Martin and Iain studied music but you went to a particularly academic university… MAYBERRY: I studied serious stuff because I thought I’d never get anywhere with music. I did a four-year law degree and then a Masters in journalism. And what do I have to show for it! The idea that you’d ever get paid for something you enjoy this much is pretty outlandish. We actually made some money from one of our songs this week. DOHERTY: That’s right I made my first ever money from music this week—not from playing as a session musician, not for writing music for adverts—but from actual recorded music! I made £94!
Congrats! COOK: It’s not come through to Lauren’s account yet though. It’s mostly for radio plays for “Lies” and some aerobics place in a gym somewhere. MAYBERRY: Someone somewhere likes to work out to it. Probably my mum. We’re promoting healthy lifestyles.
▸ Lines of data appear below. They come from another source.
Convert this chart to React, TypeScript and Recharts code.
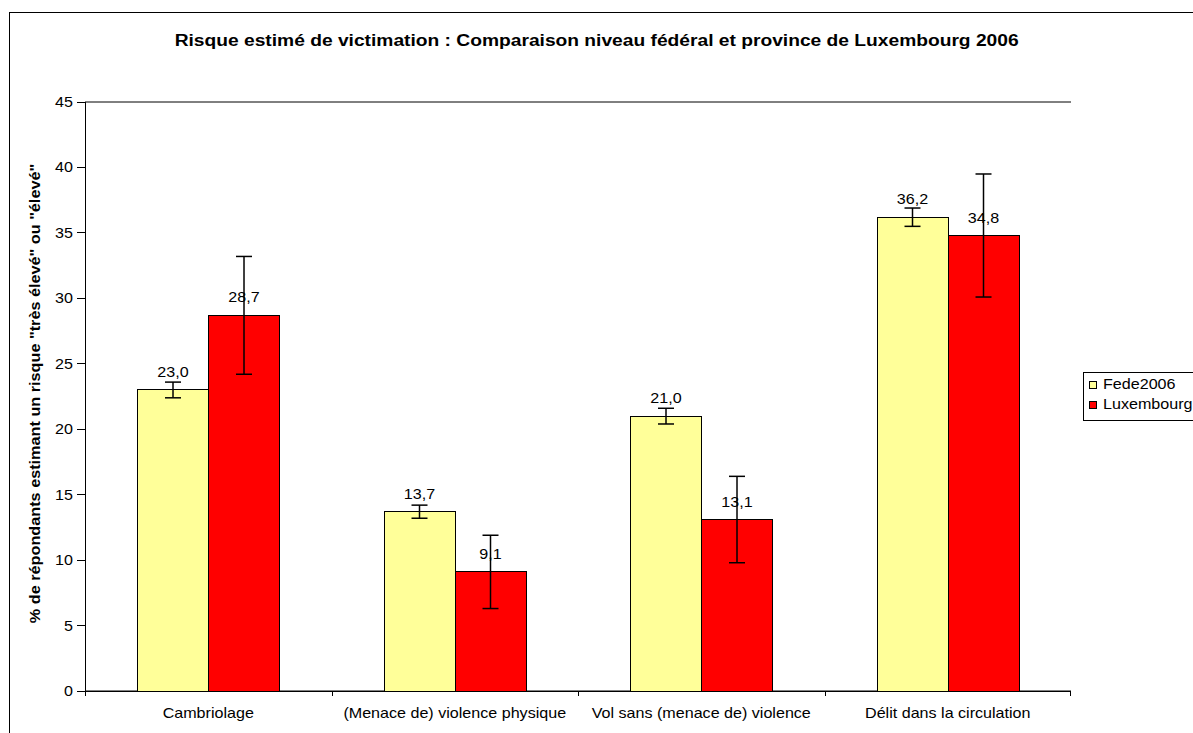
import React from 'react';
import { BarChart, Bar, XAxis, YAxis, CartesianGrid, ErrorBar, LabelList, Legend } from 'recharts';

const categories = [
  'Cambriolage',
  '(Menace de) violence physique',
  'Vol sans (menace de) violence',
  'Délit dans la circulation',
];
const fede2006 = [23.0, 13.7, 21.0, 36.2];
const luxembourg = [28.7, 9.1, 13.1, 34.8];
const fedeErr = [0.6, 0.5, 0.6, 0.7];
const luxErr = [4.5, 2.8, 3.3, 4.7];
const yTicks = [0, 5, 10, 15, 20, 25, 30, 35, 40, 45];

const seriesNames = ['Fede2006', 'Luxembourg'];
const seriesColors = ['#FFFF99', '#FF0000'];

const data = categories.map((c, i) => ({
  cat: c,
  fede: fede2006[i],
  lux: luxembourg[i],
  fedeErr: fedeErr[i],
  luxErr: luxErr[i],
}));

const FONT = "Arial, 'Liberation Sans', sans-serif";
const FS = 14;
const SX = 1.15;
const W = 1193;
const H = 733;
const M = { top: 102, right: 122, bottom: 0, left: 40 };
const YW = 45;
const PLOT_LEFT = M.left + YW;
const PLOT_W = W - M.right - PLOT_LEFT;
const BAND = PLOT_W / categories.length;

const fmt = (v: number) => v.toFixed(1).replace('.', ',');

const YTick = (props: any) => {
  const { x, y, payload } = props;
  return (
    <text
      transform={`translate(${x},${y}) scale(${SX},1)`}
      textAnchor="end"
      dy="0.355em"
      fontSize={FS}
      fontFamily={FONT}
      fill="#000"
    >
      {payload.value}
    </text>
  );
};

const XTick = (props: any) => {
  const { x, y, payload, index } = props;
  const last = index === categories.length - 1;
  const lx = Math.round(x - BAND / 2) + 0.5;
  const rx = Math.round(x + BAND / 2) - 0.5;
  return (
    <g>
      <line x1={lx} x2={lx} y1={y} y2={y + 5} stroke="#000" shapeRendering="crispEdges" />
      {last && <line x1={rx} x2={rx} y1={y} y2={y + 5} stroke="#000" shapeRendering="crispEdges" />}
      <text
        transform={`translate(${x},${y + 27}) scale(${SX},1)`}
        textAnchor="middle"
        fontSize={FS}
        fontFamily={FONT}
        fill="#000"
      >
        {payload.value}
      </text>
    </g>
  );
};

const ValueLabel = (props: any) => {
  const { x, y, width, value } = props;
  return (
    <text
      transform={`translate(${x + width / 2},${y - 13}) scale(${SX},1)`}
      textAnchor="middle"
      fontSize={FS}
      fontFamily={FONT}
      fill="#000"
    >
      {fmt(value)}
    </text>
  );
};

const YLabel = () => (
  <text
    transform={`translate(40,393.5) rotate(-90) scale(1.16,1)`}
    textAnchor="middle"
    fontSize={14}
    fontWeight="bold"
    fontFamily={FONT}
    fill="#000"
  >
    % de répondants estimant un risque "très élevé" ou "élevé"
  </text>
);

const LegendBox = () => (
  <div
    style={{
      position: 'relative',
      width: 150,
      height: 49,
      border: '1px solid #000',
      boxSizing: 'border-box',
      background: '#fff',
      fontFamily: FONT,
      fontSize: FS,
      lineHeight: '14px',
      color: '#000',
    }}
  >
    {seriesNames.map((n, i) => (
      <React.Fragment key={n}>
        <div
          style={{
            position: 'absolute',
            left: 5,
            top: 8 + i * 20,
            width: 8,
            height: 8,
            boxSizing: 'border-box',
            border: '1px solid #000',
            background: seriesColors[i],
          }}
        />
        <span
          style={{
            position: 'absolute',
            left: 19,
            top: 4 + i * 20,
            whiteSpace: 'nowrap',
            transform: `scaleX(${SX})`,
            transformOrigin: 'left center',
          }}
        >
          {n}
        </span>
      </React.Fragment>
    ))}
  </div>
);

export default function App() {
  return (
    <div
      style={{
        position: 'fixed',
        left: 0,
        top: 0,
        width: W,
        height: H,
        overflow: 'hidden',
        background: '#fff',
        fontFamily: FONT,
      }}
    >
      <div
        style={{
          position: 'absolute',
          left: 9,
          top: 12,
          width: 2000,
          height: 2000,
          border: '1px solid #000',
        }}
      />
      <div
        style={{
          position: 'absolute',
          left: 0,
          top: 33,
          width: W,
          textAlign: 'center',
          fontSize: 16,
          fontWeight: 'bold',
          lineHeight: '16px',
          color: '#000',
          whiteSpace: 'nowrap',
        }}
      >
        <span style={{ display: 'inline-block', transform: 'scaleX(1.2)', transformOrigin: 'center' }}>
          Risque estimé de victimation : Comparaison niveau fédéral et province de Luxembourg 2006
        </span>
      </div>
      <div style={{ position: 'absolute', left: 0, top: 0 }}>
        <BarChart
          width={W}
          height={H}
          data={data}
          margin={M}
          barCategoryGap="21.3%"
          barGap={0}
        >
          <CartesianGrid
            horizontal={{ shapeRendering: 'crispEdges' } as any}
            vertical={false}
            stroke="#000"
          />
          <XAxis
            dataKey="cat"
            height={42}
            tickSize={0}
            tickMargin={0}
            tickLine={false}
            axisLine={{ stroke: '#000', shapeRendering: 'crispEdges' } as any}
            tick={<XTick />}
            interval={0}
          />
          <YAxis
            yAxisId="left"
            width={YW}
            domain={[0, 45]}
            ticks={yTicks}
            tickSize={8}
            tickMargin={4}
            tickLine={{ stroke: '#000', shapeRendering: 'crispEdges' } as any}
            axisLine={{ stroke: '#000', shapeRendering: 'crispEdges' } as any}
            tick={<YTick />}
            interval={0}
            label={<YLabel />}
          />
          <YAxis
            yAxisId="right"
            orientation="right"
            width={0}
            domain={[0, 45]}
            tick={false}
            tickLine={false}
            axisLine={{ stroke: '#000', strokeWidth: 1.5, shapeRendering: 'crispEdges' } as any}
          />
          <Legend
            layout="vertical"
            align="center"
            verticalAlign="middle"
            content={<LegendBox />}
            wrapperStyle={{ position: 'absolute', left: 1083, top: 372, width: 150, height: 49 }}
          />
          <Bar
            yAxisId="left"
            dataKey="fede"
            name={seriesNames[0]}
            fill={seriesColors[0]}
            stroke="#000"
            strokeWidth={1}
            shapeRendering="crispEdges"
            isAnimationActive={false}
          >
            <LabelList dataKey="fede" content={<ValueLabel />} />
            <ErrorBar dataKey="fedeErr" width={8} stroke="#000" strokeWidth={1.5} direction="y" />
          </Bar>
          <Bar
            yAxisId="left"
            dataKey="lux"
            name={seriesNames[1]}
            fill={seriesColors[1]}
            stroke="#000"
            strokeWidth={1}
            shapeRendering="crispEdges"
            isAnimationActive={false}
          >
            <LabelList dataKey="lux" content={<ValueLabel />} />
            <ErrorBar dataKey="luxErr" width={8} stroke="#000" strokeWidth={1.5} direction="y" />
          </Bar>
        </BarChart>
      </div>
    </div>
  );
}
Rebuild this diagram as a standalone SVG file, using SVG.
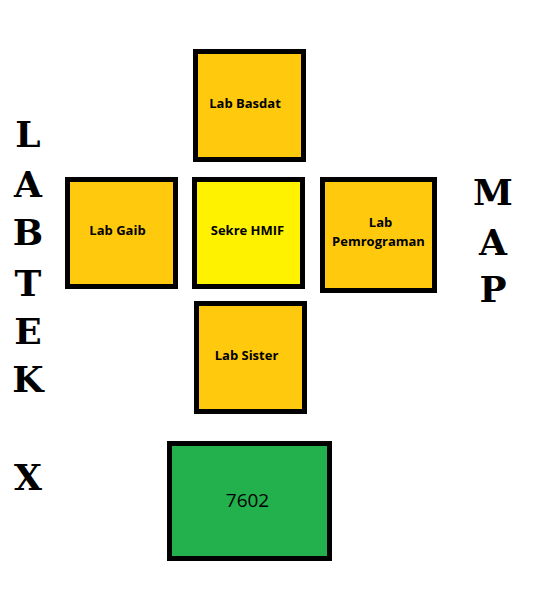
<svg xmlns="http://www.w3.org/2000/svg" width="541" height="600" viewBox="0 0 541 600">
<style>
.box{stroke:#000;stroke-width:5}
.lab{fill:#FFC90E}
.lbl{font-family:"Open Sans","Liberation Sans",sans-serif;font-weight:700;font-size:13px;fill:#000;text-anchor:middle}
.big{font-family:"DejaVu Serif","Liberation Serif",serif;font-weight:900;font-size:36px;fill:#000;text-anchor:middle}
</style>
<rect width="541" height="600" fill="#fff"/>
<g id="title-left">
<text class="big" x="28" y="147">L</text>
<text class="big" x="28" y="197">A</text>
<text class="big" x="28" y="245">B</text>
<text class="big" x="28" y="296">T</text>
<text class="big" x="28" y="344">E</text>
<text class="big" x="28" y="392">K</text>
<text class="big" x="28" y="490">X</text>
</g>
<g id="title-right">
<text class="big" x="493" y="205">M</text>
<text class="big" x="493" y="255">A</text>
<text class="big" x="493" y="302">P</text>
</g>
<g id="connectors"></g>
<g id="lab-basdat">
<rect class="box lab" x="195.5" y="51.5" width="108" height="108"/>
<text class="lbl" x="245" y="108">Lab Basdat</text>
</g>
<g id="lab-gaib">
<rect class="box lab" x="67.5" y="179.5" width="108" height="107"/>
<text class="lbl" x="117.5" y="235">Lab Gaib</text>
</g>
<g id="sekre-hmif">
<rect class="box" fill="#FFF200" x="194.5" y="179.5" width="108" height="107"/>
<text class="lbl" x="247.5" y="235">Sekre HMIF</text>
</g>
<g id="lab-pemrograman">
<rect class="box lab" x="322.5" y="179.5" width="112" height="111"/>
<text class="lbl" x="380.5" y="227">Lab</text>
<text class="lbl" x="378.5" y="246">Pemrograman</text>
</g>
<g id="lab-sister">
<rect class="box lab" x="196.5" y="303.5" width="108" height="108"/>
<text class="lbl" x="246.5" y="360">Lab Sister</text>
</g>
<g id="r7602">
<rect class="box" fill="#22B14C" x="169.5" y="443.5" width="160" height="115"/>
<text x="247.5" y="507" font-family="'Open Sans','Liberation Sans',sans-serif" font-size="19" text-anchor="middle" fill="#000">7602</text>
</g>
</svg>
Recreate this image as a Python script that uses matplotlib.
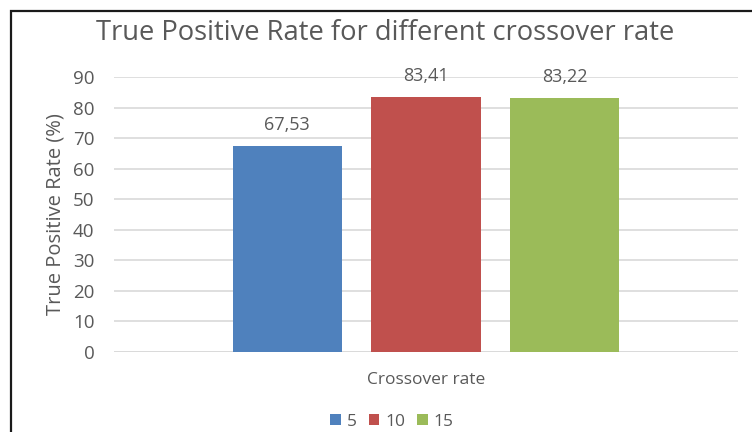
import numpy as np
import matplotlib.pyplot as plt
from matplotlib.patches import Rectangle

# Data
series_names = ['5', '10', '15']
tpr_values = [67.53, 83.41, 83.22]
bar_colors = ['#4f81bd', '#c0504d', '#9bbb59']
y_ticks = [0, 10, 20, 30, 40, 50, 60, 70, 80, 90]

plt.rcParams['font.family'] = ['Open Sans', 'DejaVu Sans']
txt = '#595959'

fig = plt.figure(figsize=(7.52, 4.32), dpi=100)
ax = fig.add_axes([114/752, 1-352/432, 624/752, 275/432])

x = np.arange(len(tpr_values))
bars = ax.bar(x, tpr_values, width=0.79, color=bar_colors, zorder=3)
for b, name in zip(bars, series_names):
    b.set_label(name)

for xi, v in zip(x, tpr_values):
    ax.text(xi, v + 6.9, ('%.2f' % v).replace('.', ','), ha='center', va='center',
            fontsize=13, color=txt)

ax.set_xlim(-1.25, 3.25)
ax.set_ylim(0, 90)
ax.set_yticks(y_ticks)
ax.set_xticks([])
ax.yaxis.grid(True, color='#d9d9d9', linewidth=1.2, zorder=0)
for s in ax.spines.values():
    s.set_visible(False)
ax.axhline(0, color='#d9d9d9', linewidth=1.2, zorder=1)
ax.tick_params(axis='y', length=0, labelsize=13.5, labelcolor=txt, pad=14)

ax.set_ylabel('True Positive Rate (%)', fontsize=14.5, color=txt)
ax.yaxis.set_label_coords(-48/624, 0.5)
fig.text(426/752, 1-380/432, 'Crossover rate', ha='center', va='center',
         fontsize=12.5, color=txt)
fig.text(385/752, 1-33/432, 'True Positive Rate for different crossover rate',
         ha='center', va='center', fontsize=19.7, color=txt)

fig.legend(loc='center', bbox_to_anchor=(392/752, 1-422/432), ncol=3,
           frameon=False, fontsize=12.5, labelcolor=txt, handlelength=0.6,
           handleheight=0.6, handletextpad=0.35, columnspacing=0.7)

# chart border
fig.patches.append(Rectangle((11/752, -0.05), 1.0, 1-11/432 + 0.05,
                             transform=fig.transFigure, fill=False,
                             edgecolor='#1a1a1a', linewidth=1.6))

fig.savefig('out.png', dpi=100)
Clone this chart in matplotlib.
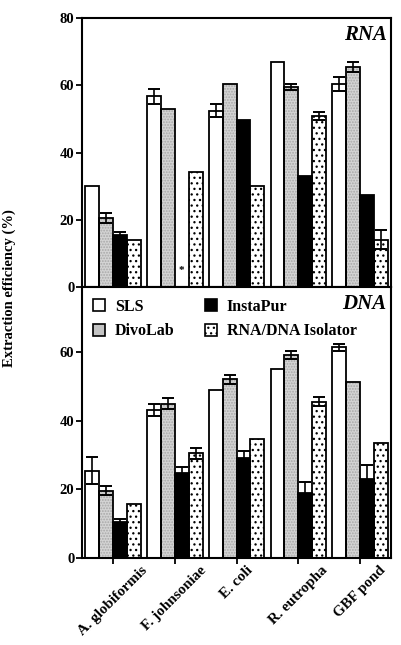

How collaborative are you when it comes to the lyrics? DOHERTY: It’s very much a democracy both musically and lyrically. I don’t feel like anything’s sacred. Everything’s up for debate at any point, which I think is really, really important in a creative partnership. Because Lauren has quite a sweet voice we can push lyrics maybe further than we would have ordinarily. So you can be singing something on the first listen which can be quite catchy, immediate and fun, but if you listen there can be quite a dark message. MAYBERRY: For me the lyricists that I come back to are the ones who write something that’s very personal but also really universal. Stuff like Elliott Smith was so intensely personal, but so many people could relate to it. I know a lot of people are sniffy about stuff like Death Cab for Cutie now, but when Ben Gibbard got it really right on the old records, they were really right. Some of the really harsh stuff he wrote was almost crossing the line. I like that bittersweet stuff. There’s a song on Transatlantacism that’s called “Tiny Vessels” and you listen to it and it’s like, whoever you wrote this about must hate you, you horrible man, but he gets away with it. I like that better than people singing about going to the beach and loving girls with shiny hair.